I pulled the supermarket boxes and started smaller, with a promise: “I will buy any food you want if you write it on the board.” To build the habit of pulling for what they wanted, I stopped buying “the regular stuff” and came home, repeatedly, with only what was on the board. Cause > effect. They were not amused. And yes, they gamed the system, resulting in a couple weeks of Lucky Charms and donuts, which I obliged – such is the price of trust. I let that behavior lead us into the realm of the benefits of nutritional value (another whole set of experiments there for another post). All roads lead to continuous improvement.

But over time, with commitment, we built the behavior; we created pull.

After several months of trial and error with the grocery board: a breakthrough (aren’t those ah-ha! moments the best?). My daughter lit up when it occurred to her, standing in the bread aisle at the store: “If I ask for this bread, and put two slices in a Ziploc, and put 5 Ziplocs in my supermarket, then you’ll know how much bread you have left and when you need to buy it!” Like dominoes, the rest of the system fell into place for her. She fully embraced her newfound authority to choose, request and make her own lunches, using a system that is respectful and enables clear communication about the “right stuff” to buy and eat.

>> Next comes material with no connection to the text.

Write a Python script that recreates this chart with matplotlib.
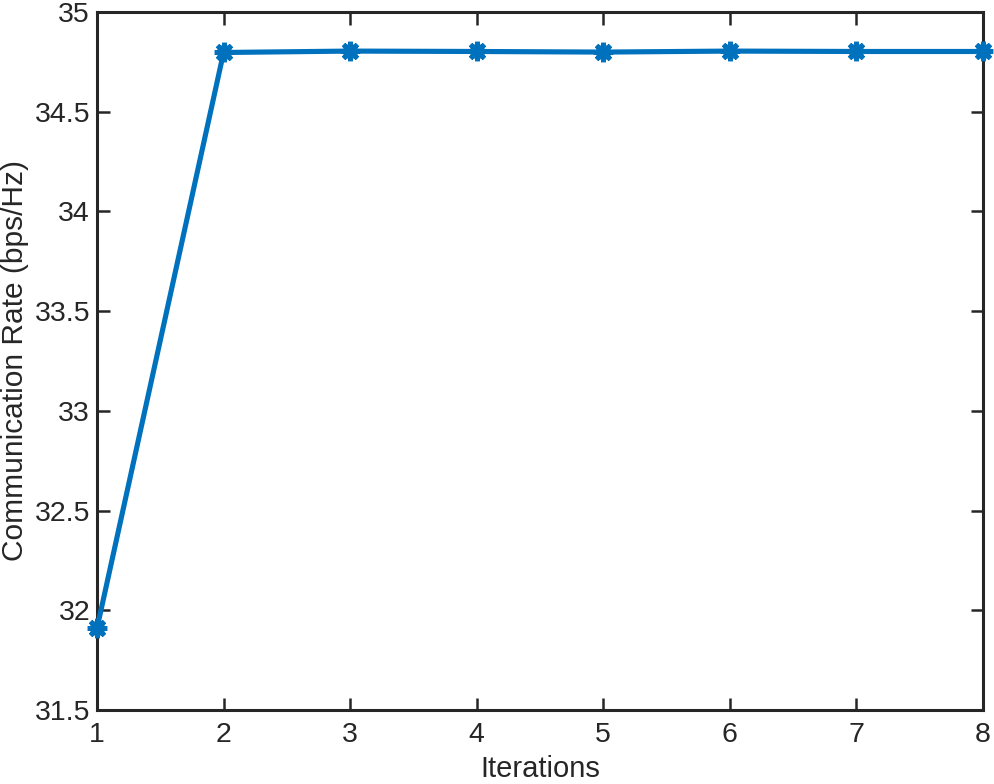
import matplotlib
matplotlib.use("Agg")
import matplotlib.pyplot as plt

iterations = [1, 2, 3, 4, 5, 6, 7, 8]
rate = [31.91, 34.797, 34.804, 34.802, 34.799, 34.804, 34.802, 34.802]
xticks = [1, 2, 3, 4, 5, 6, 7, 8]
yticks = [31.5, 32, 32.5, 33, 33.5, 34, 34.5, 35]
ytick_labels = ["31.5", "32", "32.5", "33", "33.5", "34", "34.5", "35"]

plt.rcParams['font.family'] = ['Liberation Sans', 'DejaVu Sans']

fig = plt.figure(figsize=(9.95, 7.84), dpi=100)
ax = fig.add_axes([0.0975, 0.0944, 0.8905, 0.8903])

color = '#0072BD'
ax.plot(iterations, rate, color=color, lw=3.7, clip_on=False, zorder=3)
ax.plot(iterations, rate, linestyle='none', marker=(8, 2, 0), ms=14, mew=3.5,
        mec=color, mfc=color, clip_on=False, zorder=4)
ax.plot(iterations, rate, linestyle='none', marker='o', ms=10,
        mec=color, mfc=color, clip_on=False, zorder=4)

ax.set_xlim(1, 8)
ax.set_ylim(31.5, 35)
ax.set_xticks(xticks)
ax.set_yticks(yticks)
ax.set_yticklabels(ytick_labels)

ax.tick_params(direction='in', length=9, width=1.8, colors='#262626',
               labelsize=20.5, top=True, right=True, pad=5)
ax.tick_params(axis='x', pad=9)
for s in ax.spines.values():
    s.set_linewidth(2.2)
    s.set_color('#262626')

ax.set_xlabel('Iterations', fontsize=21, color='#262626', labelpad=5)
ax.set_ylabel('Communication Rate (bps/Hz)', fontsize=21.5, color='#262626', labelpad=4)

fig.savefig('out.png', dpi=100)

She ran off to tell her brother (whose breakthrough has yet to occur).

Last night, the two kids were remaking (with paint and decorations) their own supermarket boxes while I cleared out a spot in the pantry for them and repositioned the hooks on the grocery signboard for our kanban cards. While our system isn’t technically perfect, it’s used, it’s understood, and what’s more, it’s ours.

This experiment took a long time, but it eventually clicked. In addition to shifting responsibility for the work and saving time shopping with a clear list of requests, our average weekly grocery bill has gone from around $300 to about $194. We’ve also switched to every-other-week garbage pickup because we’re no longer buying and preparing unwanted items.

In reflection, what most surprised me is how complicit I was in contributing to my own burden. By taking it all on – making the lunches and intuiting all the possible groceries anyone might want each week – I was sacrificing valuable time and energy. If motherhood is a balance between taking care of my kids and teaching them to take care of themselves, the work is in the balance.

The learning to be done was equal parts them taking responsibility and me learning how to share it. It wasn’t until I understood the value in the eyes of my “customers” that I could share the burden, empowering them through new routines and behaviors with the authority to manifest their own destiny. And that really is their work to do, because by taking on the work myself, I was taking away their opportunity to directly experience their own competence and power.

In this case, a kanban system helped us to achieve interdependency, level-load our work, and reduce waste. Recommended reading that helped me learn to practice these methods includes Lean Production Simplified by Pascal Dennis and Kaizen Express by John Shook.

Turning basic knowledge into applied practice created a deeper level of understanding and skill. I recommend practicing your lean learning wherever you can, and good luck with your experiments!

The views expressed in this post do not necessarily represent the views or policies of The Lean Enterprise Institute.